Globe and Mail Update

Jack Layton made a big decision Tuesday. And there is a ring to that sentence that Canadians are getting increasingly comfortable with. Mr. Layton enters this campaign as the most respected, trusted and effective national leader on the opposition bench. It was therefore fitting that the fate of Jim Flaherty's sixth budget ended up in his hands.

What were the issues at play in that decision? We'll get the definite word in Mr. Layton's memoirs, but here is a little speculation.

When you get into the details, most important political and policy decisions are complex, and have to be assessed at several levels. This one was probably no different.

So there was, to begin, the substance of the matter. Which was about whether Prime Minister Stephen Harper's government should be allowed to continue to govern Canada for another year or two, with the explicit support in Parliament of the New Democratic Party.

Of all the parties, the New Democrats are the least likely partner for Mr. Harper's government. There is little common ground between this ministry and its most effective opposition. So, for example:

» New Democrats fundamentally reject this government's core economic policy, which would have it that spending well in excess of $20-billion a year on passive tax giveaways to the most fortunate among us will lead to prosperity for the rest.

» New Democrats also fundamentally reject this government's fiscal policy, which is (in our mild Canadian way) reckless spendthriftery on the model of American neo-conservatism. This government is simultaneously aggressively cutting taxes for wealthy Canadians and profitable companies, while increasing its spending by 6 per cent a year.

» The federal government will soon re-negotiate the terms under which it will help fund public health care between 2014 and 2024. New Democrats don't trust Stephen Harper with that critical negotiation.

» Mr. Harper's government has walked away from Canada's obligations on climate change, in order to promote the export of raw bitumen from Alberta to Texas. This is environmental madness, and straight economic theft from the children of all Albertan families as their provincial resources are peddled for a fraction of their worth.

» Mr. Harper's government has greatly harmed Canada's good name in the world on many issues.

» And, last but certainly not least, Prime Minister Harper has presided over what Donald Savoie accurately calls a "court government", while attacking Canada's democracy, its system of responsible government and its parliamentary system at their roots. A remarkable descent by a Conservative leader who built his brand in large part by promising to do better.

Not a lot to like there.

It is also true that New Democrats made some important commitments to Canadians in the last three elections that they needed to keep. Mr. Layton's party promised that if given a key role in Parliament, they would try to make Parliament work.

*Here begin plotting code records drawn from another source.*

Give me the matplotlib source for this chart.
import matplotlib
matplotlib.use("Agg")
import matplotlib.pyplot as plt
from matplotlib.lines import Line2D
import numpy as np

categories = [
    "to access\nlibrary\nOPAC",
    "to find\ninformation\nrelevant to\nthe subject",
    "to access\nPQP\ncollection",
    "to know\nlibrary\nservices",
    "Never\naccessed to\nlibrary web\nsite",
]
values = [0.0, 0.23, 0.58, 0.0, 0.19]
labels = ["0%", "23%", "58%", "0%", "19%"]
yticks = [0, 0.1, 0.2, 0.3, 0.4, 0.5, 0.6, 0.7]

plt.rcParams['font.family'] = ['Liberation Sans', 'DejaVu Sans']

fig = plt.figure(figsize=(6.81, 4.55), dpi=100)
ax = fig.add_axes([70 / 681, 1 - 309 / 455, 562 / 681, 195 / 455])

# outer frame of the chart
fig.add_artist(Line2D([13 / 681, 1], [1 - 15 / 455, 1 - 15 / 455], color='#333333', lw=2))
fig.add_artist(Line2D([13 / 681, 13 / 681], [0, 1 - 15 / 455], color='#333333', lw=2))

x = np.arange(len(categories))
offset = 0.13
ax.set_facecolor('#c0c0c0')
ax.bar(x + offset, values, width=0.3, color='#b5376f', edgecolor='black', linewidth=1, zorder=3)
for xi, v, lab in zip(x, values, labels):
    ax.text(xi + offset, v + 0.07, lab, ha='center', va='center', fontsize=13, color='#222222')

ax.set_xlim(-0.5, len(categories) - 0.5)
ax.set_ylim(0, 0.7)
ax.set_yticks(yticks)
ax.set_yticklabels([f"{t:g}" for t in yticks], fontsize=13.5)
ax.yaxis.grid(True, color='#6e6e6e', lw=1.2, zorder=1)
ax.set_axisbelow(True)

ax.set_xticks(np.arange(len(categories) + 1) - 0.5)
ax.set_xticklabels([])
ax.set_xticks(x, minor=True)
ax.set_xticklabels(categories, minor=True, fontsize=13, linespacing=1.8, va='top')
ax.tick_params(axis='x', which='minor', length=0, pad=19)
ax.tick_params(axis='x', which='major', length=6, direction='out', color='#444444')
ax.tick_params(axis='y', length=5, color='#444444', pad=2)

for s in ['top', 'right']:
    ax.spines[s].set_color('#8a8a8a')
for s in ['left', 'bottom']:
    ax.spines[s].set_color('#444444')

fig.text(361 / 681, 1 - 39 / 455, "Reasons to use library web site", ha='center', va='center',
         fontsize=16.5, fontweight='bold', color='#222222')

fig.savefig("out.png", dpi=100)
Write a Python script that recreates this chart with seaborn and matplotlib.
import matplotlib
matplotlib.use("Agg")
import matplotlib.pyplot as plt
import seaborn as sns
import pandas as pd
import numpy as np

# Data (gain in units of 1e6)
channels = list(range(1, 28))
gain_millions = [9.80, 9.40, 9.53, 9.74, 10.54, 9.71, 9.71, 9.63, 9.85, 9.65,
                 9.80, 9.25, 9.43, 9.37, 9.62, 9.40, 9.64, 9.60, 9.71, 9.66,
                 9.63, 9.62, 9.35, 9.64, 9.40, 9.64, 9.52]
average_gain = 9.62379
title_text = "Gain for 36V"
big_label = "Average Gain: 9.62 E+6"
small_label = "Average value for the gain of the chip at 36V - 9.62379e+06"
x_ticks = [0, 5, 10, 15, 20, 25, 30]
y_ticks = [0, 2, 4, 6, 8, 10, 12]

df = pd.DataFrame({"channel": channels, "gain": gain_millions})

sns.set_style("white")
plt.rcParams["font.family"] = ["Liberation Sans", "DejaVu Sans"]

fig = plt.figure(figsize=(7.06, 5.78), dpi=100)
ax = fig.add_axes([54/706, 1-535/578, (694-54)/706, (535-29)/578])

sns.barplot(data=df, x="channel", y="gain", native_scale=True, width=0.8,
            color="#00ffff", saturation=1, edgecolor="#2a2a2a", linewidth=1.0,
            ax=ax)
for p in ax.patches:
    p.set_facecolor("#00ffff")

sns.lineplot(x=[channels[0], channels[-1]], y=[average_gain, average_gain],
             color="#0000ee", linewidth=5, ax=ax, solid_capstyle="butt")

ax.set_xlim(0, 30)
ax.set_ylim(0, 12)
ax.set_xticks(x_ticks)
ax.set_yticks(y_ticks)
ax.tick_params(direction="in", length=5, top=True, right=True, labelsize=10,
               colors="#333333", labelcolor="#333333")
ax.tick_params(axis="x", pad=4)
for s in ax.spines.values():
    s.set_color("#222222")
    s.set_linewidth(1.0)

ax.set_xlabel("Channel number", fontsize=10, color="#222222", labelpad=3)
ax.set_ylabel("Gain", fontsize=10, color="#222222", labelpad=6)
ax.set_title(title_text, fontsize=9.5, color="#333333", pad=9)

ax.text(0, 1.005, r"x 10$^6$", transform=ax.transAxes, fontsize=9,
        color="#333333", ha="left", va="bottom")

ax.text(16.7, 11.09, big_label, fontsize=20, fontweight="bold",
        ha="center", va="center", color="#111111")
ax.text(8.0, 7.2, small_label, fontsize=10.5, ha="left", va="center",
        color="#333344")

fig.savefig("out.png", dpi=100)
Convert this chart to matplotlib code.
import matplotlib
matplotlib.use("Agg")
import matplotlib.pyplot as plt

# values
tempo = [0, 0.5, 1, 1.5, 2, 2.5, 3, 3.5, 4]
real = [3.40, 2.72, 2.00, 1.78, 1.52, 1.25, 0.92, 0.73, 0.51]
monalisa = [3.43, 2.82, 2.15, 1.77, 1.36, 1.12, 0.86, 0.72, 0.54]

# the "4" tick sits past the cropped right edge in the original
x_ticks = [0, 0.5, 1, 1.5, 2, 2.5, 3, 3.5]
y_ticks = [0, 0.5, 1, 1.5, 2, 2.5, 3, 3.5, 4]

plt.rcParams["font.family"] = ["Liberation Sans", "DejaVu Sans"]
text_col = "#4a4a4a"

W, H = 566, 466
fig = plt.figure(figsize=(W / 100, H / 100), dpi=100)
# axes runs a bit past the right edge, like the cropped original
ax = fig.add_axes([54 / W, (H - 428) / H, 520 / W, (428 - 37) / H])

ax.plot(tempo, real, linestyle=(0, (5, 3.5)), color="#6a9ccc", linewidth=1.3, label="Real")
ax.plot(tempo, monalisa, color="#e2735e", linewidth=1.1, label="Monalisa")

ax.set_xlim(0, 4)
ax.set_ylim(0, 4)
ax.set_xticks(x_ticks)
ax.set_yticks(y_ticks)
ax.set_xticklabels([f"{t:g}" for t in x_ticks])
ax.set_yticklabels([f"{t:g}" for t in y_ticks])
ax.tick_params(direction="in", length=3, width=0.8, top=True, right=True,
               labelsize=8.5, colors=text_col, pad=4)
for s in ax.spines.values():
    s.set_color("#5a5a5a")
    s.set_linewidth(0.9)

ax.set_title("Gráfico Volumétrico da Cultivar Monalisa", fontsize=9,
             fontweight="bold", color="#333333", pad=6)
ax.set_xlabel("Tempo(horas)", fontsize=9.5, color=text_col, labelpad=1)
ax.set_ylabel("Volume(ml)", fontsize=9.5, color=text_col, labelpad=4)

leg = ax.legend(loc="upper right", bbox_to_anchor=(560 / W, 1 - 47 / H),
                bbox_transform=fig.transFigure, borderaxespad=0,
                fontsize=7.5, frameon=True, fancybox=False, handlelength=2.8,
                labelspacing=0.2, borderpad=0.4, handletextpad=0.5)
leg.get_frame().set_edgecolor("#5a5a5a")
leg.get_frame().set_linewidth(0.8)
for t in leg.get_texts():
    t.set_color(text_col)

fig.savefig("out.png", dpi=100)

As is well known, Mr. Layton's preferred way to keep that promise was to remove Mr. Harper's government from office, and to replace it with a new progressive government. Michael Ignatieff, unfortunately for Canada, didn't agree.

So what to do then?

Not, as Mr. Ignatieff would have preferred, annual elections. Canadians have been clear -- as evidenced by the Liberals' party and leadership polling numbers -- that they expect better. Mr. Layton therefore set out to make the best of a bad situation, and to see what could be negotiated from Mr. Harper's government.

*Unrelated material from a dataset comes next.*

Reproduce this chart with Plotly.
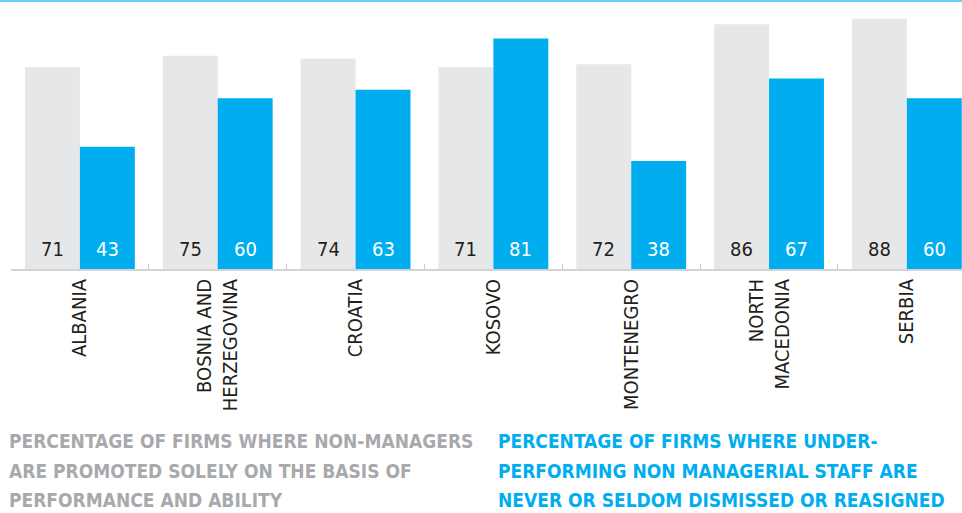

Mr. Ignatieff's 2008, 2009 (with a blip) and 2010 policy of unconditional support for the Harper government made this extremely difficult, since Mr. Ignatieff left opposition parties with little leverage to negotiate with Mr. Harper. But some important improvements for employment insurance were achieved in the fall of 2009. And, if only out of a sense of responsibility, it was worth investigating to see if some further gains could be made in this budget.

New Democrats told the government and anyone else who asked, publicly or privately, that this was not a discussion about political fig leaves. Mr. Layton was looking for steps forward in the tradition of his party. In other minority parliaments this led to public pensions, public health care, and such steps as the Canadian government has been willing to take to build a more Canadian-owned and higher-value-added economy.